(x) Tate Gallery - custom face by Wolff-Olins {Stephen}

soreno's picture

I admire the typography used by Tate Gallery, London. They use it for signage inside the museums, on the web, and other places. It kind of resembles VAG and Helvetica Rounded. Maybe it's a custom face made by Wolf Olins, who created the identity for Tate Gallery. Can anyone clarify?

You can have a close (but brief) look at it by typing

http://www.tate.org.uk/britain/default.htm#

... and the click on "Explore Tate Britain".

Soren O

Stephen Coles's picture

Snazzy. I don't know anything about it. It looks
like they combined VAG Rounded with a rounded
mutation of DIN (see 'a' and 'R').

Stephen

Stephen Coles's picture

Ahhh... from http://www.wolff-olins.com/tate.htm

"The brand look emphasizes Tate

soreno's picture

Handling a corporate design system is pretty much a matter getting other people to follow the rules for application. I guess the flexible Tate trademark does not have a guarantee against becoming uninspiring after some months or years. But I like Wolff Olin's way of rethinking what a trademark can be.

Soren O

Stephen Coles's picture

Crewdson talked Tate back in Oct 2000:
http://www.linesandsplines.com/2000_10_01_archive.html#1148712

Miles Newlin writes in: Marina Willer is designer.

Stephen

miles's picture

The typeface is a variation of VAG that I did whilst at Wolff Olins. The italics are my favourite.

hrant's picture

But did you ask David Bristow, Gerry Barney, Ian Hay, Kit Cooper, and Terence Griffin for their permission(s) first?
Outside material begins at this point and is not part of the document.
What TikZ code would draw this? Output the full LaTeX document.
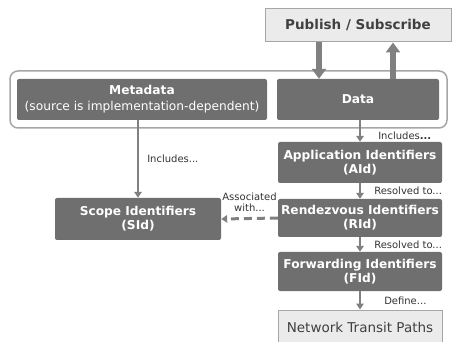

http://www.adobe.com/type/browser/P/P_095.html

You know you can't ever be permitted to join The Fraternity if you didn't.

hhp

graficartist's picture

Roots of Canada (we're all familiar with them now) has a similar although even more agressive strategy. Their brand seems to change with every application. But I can't stand those berets. The world would have been a better place without them.

Joe Pemberton's picture

This is genius. Not merely from a typeface
perspective, but from a corporate identity
perspective as well.

Typical corporate identity systsems strongly
caution against variation. You could even argue
that too much variety dilutes a cohesive
identity. But in this case you could see how
variety would only strengthen the whole.

Imagine you're an in-house designer at the Tate.
Instead of being handed a system that you could
potentially get very tired of, you're inspired by
its a huge array of possibilities. Brilliant.


//joe

anonymous's picture

The idea for a logo system like this isn't completely new. Bruce Mau did it in the early '90s (or late '80s?) with the Netherlands Architecture Institute's identity system. Similar thing with the logo being amorphous, mutable, etc.

marionsolvit's picture

Thank you, I love this type and thought perhaps it was custom type for Tat so now I'm sure, I love the G and the lightness and legibility and caracter of this type.